Data items:

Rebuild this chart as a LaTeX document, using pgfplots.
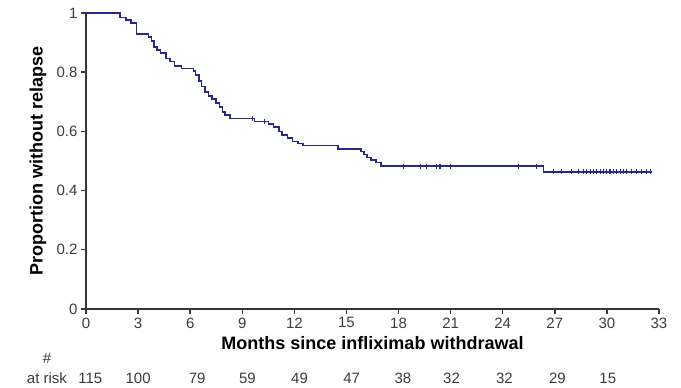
\documentclass[border=0pt]{standalone}
\usepackage{pgfplots}
\pgfplotsset{compat=1.18}
\usepackage{fontspec}
\setmainfont{Liberation Sans}
\definecolor{curve}{RGB}{40,40,140}
\definecolor{axisgray}{RGB}{55,55,55}
\definecolor{ticktext}{RGB}{60,60,60}
\begin{document}
\begin{tikzpicture}
\path[use as bounding box] (-86pt,-79pt) rectangle (595pt,309pt);
\begin{axis}[
  scale only axis,
  width=573pt, height=296pt,
  at={(0,0)}, anchor=south west,
  xmin=0, xmax=33, ymin=0, ymax=1,
  axis lines=left,
  axis line style={-, line width=1.6pt, color=axisgray},
  tick align=outside,
  major tick length=5pt,
  every tick/.style={line width=1.4pt, color=axisgray},
  xtick={0,3,...,33},
  ytick={0,0.2,0.4,0.6,0.8,1},
  yticklabels={0,0.2,0.4,0.6,0.8,1},
  /pgf/number format/assume math mode=true,
  tick label style={font=\fontsize{15}{17}\selectfont, color=ticktext},
  xlabel={Months since infliximab withdrawal},
  ylabel={Proportion without relapse},
  label style={font=\fontsize{18}{21}\selectfont\bfseries},
  xlabel style={at={(axis description cs:0.5,-0.115)}, anchor=center},
  ylabel style={at={(axis description cs:-0.084,0.5)}, anchor=center},
  clip=false,
]
\addplot[const plot, color=curve, line width=1.6pt] coordinates {
(0,1) (1.96,0.985) (2.3,0.976) (2.6,0.967) (2.9,0.93) (3.6,0.918) (3.78,0.905)
(3.9,0.886) (4.1,0.876) (4.3,0.864) (4.6,0.846) (4.85,0.836) (5.1,0.82)
(5.5,0.813) (6.2,0.804) (6.3,0.79) (6.5,0.77) (6.65,0.752) (6.85,0.734)
(7.05,0.72) (7.25,0.71) (7.5,0.695) (7.7,0.683) (7.85,0.665) (8.0,0.655)
(8.3,0.644) (9.7,0.633) (10.5,0.624) (10.8,0.614) (11.1,0.6) (11.3,0.588)
(11.6,0.578) (11.9,0.566) (12.2,0.559) (12.5,0.553) (14.5,0.54) (15.85,0.532)
(16.0,0.522) (16.2,0.512) (16.4,0.503) (16.7,0.495) (17.0,0.483) (26.35,0.463)
(32.6,0.463)
};
\addplot[only marks, mark=|, mark size=2.5pt, color=curve, mark options={line width=1.1pt}] coordinates {
(9.6,0.644) (10.3,0.633)
(18.27,0.483) (19.24,0.483) (19.62,0.483) (20.2,0.483) (20.39,0.483) (20.97,0.483)
(24.9,0.483) (25.96,0.483)
(26.92,0.463) (27.4,0.463) (27.98,0.463) (28.36,0.463) (28.65,0.463) (28.84,0.463)
(29.03,0.463) (29.22,0.463) (29.42,0.463) (29.61,0.463) (29.8,0.463) (29.99,0.463)
(30.18,0.463) (30.37,0.463) (30.57,0.463) (30.76,0.463) (30.95,0.463) (31.15,0.463)
(31.43,0.463) (31.72,0.463) (32.01,0.463) (32.3,0.463) (32.49,0.463)
};
\begin{scope}[every node/.style={font=\fontsize{15}{17}\selectfont, color=ticktext, anchor=center}]
\node at ([yshift=-49pt]axis cs:-2.25,0) {\#};
\node at ([yshift=-69pt]axis cs:-2.25,0) {at risk};
\node at ([yshift=-69pt]axis cs:0.25,0) {115};
\node at ([yshift=-69pt]axis cs:3,0) {100};
\node at ([yshift=-69pt]axis cs:6.4,0) {79};
\node at ([yshift=-69pt]axis cs:9.3,0) {59};
\node at ([yshift=-69pt]axis cs:12.3,0) {49};
\node at ([yshift=-69pt]axis cs:15.3,0) {47};
\node at ([yshift=-69pt]axis cs:18.25,0) {38};
\node at ([yshift=-69pt]axis cs:21.05,0) {32};
\node at ([yshift=-69pt]axis cs:24.1,0) {32};
\node at ([yshift=-69pt]axis cs:27.15,0) {29};
\node at ([yshift=-69pt]axis cs:30.05,0) {15};
\end{scope}
\end{axis}
\end{tikzpicture}
\end{document}
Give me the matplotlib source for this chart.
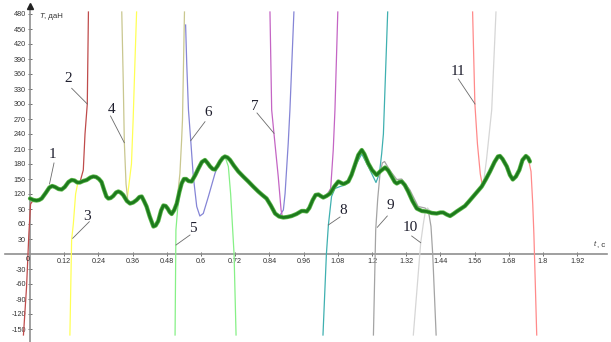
import numpy as np
import matplotlib
matplotlib.use('Agg')
import matplotlib.pyplot as plt

plt.rcParams['font.family'] = ['Liberation Sans', 'DejaVu Sans']

# ---- curve 1: measured tension T (daN) vs time t (s)
time_s = [0.000, 0.012, 0.023, 0.032, 0.041, 0.055, 0.068, 0.078, 0.088, 0.100, 0.111, 0.122,
          0.135, 0.146, 0.156, 0.166, 0.175, 0.187, 0.199, 0.212, 0.222, 0.232, 0.242, 0.251,
          0.260, 0.268, 0.275, 0.283, 0.292, 0.302, 0.310, 0.318, 0.327, 0.340, 0.351, 0.362,
          0.374, 0.384, 0.392, 0.400, 0.409, 0.420, 0.433, 0.441, 0.450, 0.460, 0.468, 0.476,
          0.483, 0.490, 0.497, 0.506, 0.515, 0.524, 0.532, 0.540, 0.548, 0.556, 0.567, 0.580,
          0.591, 0.603, 0.614, 0.623, 0.632, 0.641, 0.649, 0.658, 0.667, 0.676, 0.684, 0.693,
          0.702, 0.715, 0.731, 0.748, 0.766, 0.783, 0.801, 0.815, 0.830, 0.845, 0.860, 0.874,
          0.889, 0.903, 0.918, 0.935, 0.953, 0.962, 0.971, 0.980, 0.992, 1.002, 1.012, 1.020,
          1.029, 1.040, 1.053, 1.068, 1.082, 1.092, 1.099, 1.108, 1.117, 1.128, 1.140, 1.152,
          1.164, 1.173, 1.187, 1.200, 1.216, 1.230, 1.246, 1.257, 1.269, 1.280, 1.287, 1.296,
          1.304, 1.315, 1.327, 1.342, 1.357, 1.375, 1.392, 1.410, 1.427, 1.440, 1.450, 1.462,
          1.474, 1.485, 1.497, 1.510, 1.526, 1.540, 1.555, 1.570, 1.585, 1.600, 1.614, 1.630,
          1.642, 1.649, 1.658, 1.673, 1.684, 1.694, 1.705, 1.717, 1.728, 1.740, 1.748, 1.754]
tension = [111, 108, 107, 108, 111, 122, 133, 136, 134, 130, 129, 134,
           144, 148, 147, 143, 143, 146, 148, 153, 155, 154, 150, 144,
           128, 115, 111, 112, 116, 123, 125, 123, 118, 106, 101, 103,
           108, 114, 115, 106, 95, 75, 55, 57, 66, 87, 97, 96,
           91, 84, 80, 88, 101, 124, 141, 150, 150, 146, 145, 158,
           171, 184, 188, 182, 175, 170, 169, 176, 185, 192, 195, 193,
           188, 177, 165, 155, 145, 135, 125, 118, 111, 97, 81, 75,
           73, 74, 76, 80, 86, 86, 85, 92, 108, 118, 119, 116,
           113, 116, 121, 135, 145, 142, 140, 142, 145, 158, 178, 198,
           208, 200, 181, 168, 158, 166, 173, 167, 155, 144, 141, 144,
           145, 138, 125, 106, 91, 86, 85, 82, 81, 83, 83, 79,
           76, 80, 85, 90, 96, 105, 115, 125, 135, 150, 165, 184,
           195, 196, 190, 175, 158, 149, 155, 168, 188, 196, 192, 185]

# ---- approximating curves 2..11: branch points + span where they follow curve 1
fit2_left_t = [-0.023, -0.012, -0.004, 0.002]
fit2_left_T = [-162, -65, 40, 100]
fit2_span = (0.005, 0.176)
fit2_right_t = [0.187, 0.193, 0.201, 0.205]
fit2_right_T = [168, 240, 300, 484]

fit3_left_t = [0.140, 0.146, 0.152, 0.160, 0.168]
fit3_left_T = [-162, 28, 60, 120, 143]
fit3_span = (0.174, 0.350)
fit3_right_t = [0.356, 0.362, 0.368, 0.374]
fit3_right_T = [180, 270, 380, 484]

fit4_left_t = [0.322, 0.327, 0.331, 0.337, 0.343]
fit4_left_T = [484, 350, 223, 140, 108]
fit4_span = (0.348, 0.520)
fit4_right_t = [0.526, 0.532, 0.535, 0.542]
fit4_right_T = [161, 228, 268, 484]

fit5_left_t = [0.509, 0.512, 0.518, 0.523]
fit5_left_T = [-162, 48, 90, 110]
fit5_span = (0.528, 0.690)
fit5_right_t = [0.696, 0.704, 0.710, 0.716, 0.723]
fit5_right_T = [175, 120, 60, 0, -162]

fit6_left_t = [0.546, 0.550, 0.556, 0.564, 0.573, 0.585, 0.596, 0.608, 0.626, 0.649, 0.660]
fit6_left_T = [458, 380, 288, 227, 155, 95, 76, 81, 115, 161, 178]
fit6_span = (0.664, 0.884)
fit6_right_t = [0.889, 0.895, 0.906, 0.912, 0.926]
fit6_right_T = [88, 121, 221, 288, 484]

fit7_left_t = [0.842, 0.848, 0.856, 0.871, 0.881, 0.886]
fit7_left_T = [484, 288, 241, 155, 88, 73]
fit7_span = (0.888, 1.050)
fit7_right_t = [1.055, 1.064, 1.070, 1.080]
fit7_right_T = [131, 208, 288, 484]

fit8_t = [1.028, 1.040, 1.047, 1.058, 1.070, 1.088, 1.105, 1.123, 1.146, 1.164, 1.187,
          1.214, 1.226, 1.234, 1.240, 1.255]
fit8_T = [-162, 0, 58, 115, 131, 135, 138, 148, 181, 200, 175,
          143, 161, 201, 240, 484]

fit9_t = [1.205, 1.213, 1.220, 1.228, 1.236, 1.244, 1.263, 1.287, 1.304, 1.333, 1.362,
          1.386, 1.398, 1.407, 1.413, 1.425]
fit9_T = [-162, 48, 110, 160, 182, 185, 167, 149, 150, 128, 95,
          92, 86, 55, 0, -162]

fit10_left_t = [1.345, 1.371, 1.380, 1.388, 1.395]
fit10_left_T = [-162, 23, 60, 88, 92]
fit10_span = (1.400, 1.586)
fit10_right_t = [1.592, 1.602, 1.620, 1.635]
fit10_right_T = [145, 190, 288, 484]

fit11_left_t = [1.553, 1.561, 1.570, 1.580, 1.587]
fit11_left_T = [484, 300, 220, 160, 138]
fit11_span = (1.590, 1.752)
fit11_right_t = [1.758, 1.764, 1.768, 1.773, 1.778]
fit11_right_T = [165, 100, 40, -60, -162]

x_ticks = [0.12, 0.24, 0.36, 0.48, 0.6, 0.72, 0.84, 0.96, 1.08, 1.2, 1.32, 1.44, 1.56, 1.68, 1.8, 1.92]
x_tick_labels = ['0.12', '0.24', '0.36', '0.48', '0.6', '0.72', '0.84', '0.96', '1.08', '1.2',
                 '1.32', '1.44', '1.56', '1.68', '1.8', '1.92']
y_ticks = [-150, -120, -90, -60, -30, 30, 60, 90, 120, 150, 180, 210, 240, 270, 300, 330,
           360, 390, 420, 450, 480]

curve_labels = ['1', '2', '3', '4', '5', '6', '7', '8', '9', '10', '11']

# ---------------------------------------------------------------- figure
W, H = 611, 342
fig = plt.figure(figsize=(W / 100, H / 100), dpi=100)
ax = fig.add_axes([0, 0, 1, 1])
X0, SX = 30.0, 285.0     # pixel of t=0, pixels per second
Y0, SY = 254.0, 0.5      # pixel of T=0, pixels per daN
ax.set_xlim(-X0 / SX, (W - X0) / SX)
ax.set_ylim((Y0 - H) / SY, Y0 / SY)


def pt(px):
    return (px - X0) / SX


def pv(py):
    return (Y0 - py) / SY


gt = np.array(time_s)
gT = np.array(tension)


def follow(lt, lT, span, rt, rT):
    m = (gt >= span[0]) & (gt <= span[1])
    return (np.concatenate([lt, gt[m], rt]), np.concatenate([lT, gT[m], rT]))


curves = [
    (follow(fit2_left_t, fit2_left_T, fit2_span, fit2_right_t, fit2_right_T), '#bf4b4b'),
    (follow(fit3_left_t, fit3_left_T, fit3_span, fit3_right_t, fit3_right_T), '#ffff55'),
    (follow(fit4_left_t, fit4_left_T, fit4_span, fit4_right_t, fit4_right_T), '#c9c78f'),
    (follow(fit5_left_t, fit5_left_T, fit5_span, fit5_right_t, fit5_right_T), '#86f086'),
    (follow(fit6_left_t, fit6_left_T, fit6_span, fit6_right_t, fit6_right_T), '#8585d6'),
    (follow(fit7_left_t, fit7_left_T, fit7_span, fit7_right_t, fit7_right_T), '#c465c4'),
    ((np.array(fit8_t), np.array(fit8_T)), '#3fb0b0'),
    ((np.array(fit9_t), np.array(fit9_T)), '#a4a4a4'),
    (follow(fit10_left_t, fit10_left_T, fit10_span, fit10_right_t, fit10_right_T), '#d6d6d6'),
    (follow(fit11_left_t, fit11_left_T, fit11_span, fit11_right_t, fit11_right_T), '#ff8a8a'),
]
for (ct, cT), col in curves:
    ax.plot(ct, cT, color=col, lw=0.9, zorder=3, solid_joinstyle='round')

ax.plot(gt, gT, color='#5cb84a', lw=3.1, zorder=4, solid_capstyle='round', solid_joinstyle='round')
ax.plot(gt, gT, color='#1d7a1d', lw=2.0, zorder=5, solid_capstyle='round', solid_joinstyle='round')

# ---- axes through origin
for s in ['top', 'right']:
    ax.spines[s].set_visible(False)
ax.spines['left'].set_position(('data', 0))
ax.spines['bottom'].set_position(('data', 0))
ax.spines['bottom'].set_bounds(pt(5), pt(607))
ax.spines['left'].set_bounds(pv(H), pv(7))
for s in ['left', 'bottom']:
    ax.spines[s].set_color('#8f8f8f')
    ax.spines[s].set_linewidth(1.2)
    ax.spines[s].set_zorder(2)
ax.set_xticks(x_ticks)
ax.set_xticklabels(x_tick_labels)
ax.set_yticks(y_ticks)
ax.set_yticklabels([str(v) for v in y_ticks])
ax.tick_params(axis='both', direction='inout', length=3.5, width=0.6, color='#555555',
               labelsize=5.2, labelcolor='#333333', pad=1.2)
ax.text(pt(29.5), pv(256), '0', ha='right', va='top', fontsize=5.2, color='#333333')
ax.plot([0], [pv(6)], marker='^', color='#222222', markersize=4, clip_on=False, zorder=6)

# axis titles
ax.text(pt(39), pv(16), 'T', fontstyle='italic', fontsize=5.6, ha='left', va='center', color='#333333')
ax.text(pt(44), pv(16), ', даН', fontsize=5.6, ha='left', va='center', color='#333333')
ax.text(pt(594), pv(245), 't', fontstyle='italic', fontsize=5.6, ha='left', va='center', color='#333333')
ax.text(pt(597), pv(245), ', c', fontsize=5.6, ha='left', va='center', color='#333333')

# ---- curve number labels with leader lines (pixel positions)
label_px = [(52.3, 154.7), (68.3, 79), (87.3, 216), (111.7, 109.5), (193.3, 228.3), (208.3, 112.5),
            (255, 106), (343.3, 210.8), (390, 205.8), (410, 227.5), (458.3, 71.7)]
leader_px = [((54, 163), (49.5, 184)), ((71.7, 88.3), (87.3, 104)), ((89.3, 221.7), (72.7, 238.3)),
             ((110.5, 116), (124.3, 142.7)), ((190, 235), (176, 245)), ((205, 121.7), (190.7, 140.7)),
             ((257, 113), (274, 133.3)), ((340, 217), (328.3, 225)), ((387.3, 216), (377.3, 227.3)),
             ((411.7, 236), (420.7, 242.7)), ((458.3, 79), (475, 104))]
for lab, (lx, ly), ((ax0, ay0), (ax1, ay1)) in zip(curve_labels, label_px, leader_px):
    ax.text(pt(lx), pv(ly), lab, fontsize=11, family='Liberation Serif', color='#1f1f2e',
            ha='center', va='center', zorder=7)
    ax.plot([pt(ax0), pt(ax1)], [pv(ay0), pv(ay1)], color='#6a6a6a', lw=0.6, zorder=6)

fig.savefig('out.png', dpi=100)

- What to do -
Both the line with "Give me the matplotlib source for this chart." and the line with "plt.rcParams['font.family'] = ['Liberation" belong in the copy, along with every line between them; set them down exactly and skip the pictures.

- Solution for this task -
Give me the matplotlib source for this chart.
import numpy as np
import matplotlib
matplotlib.use('Agg')
import matplotlib.pyplot as plt

plt.rcParams['font.family'] = ['Liberation Sans', 'DejaVu Sans']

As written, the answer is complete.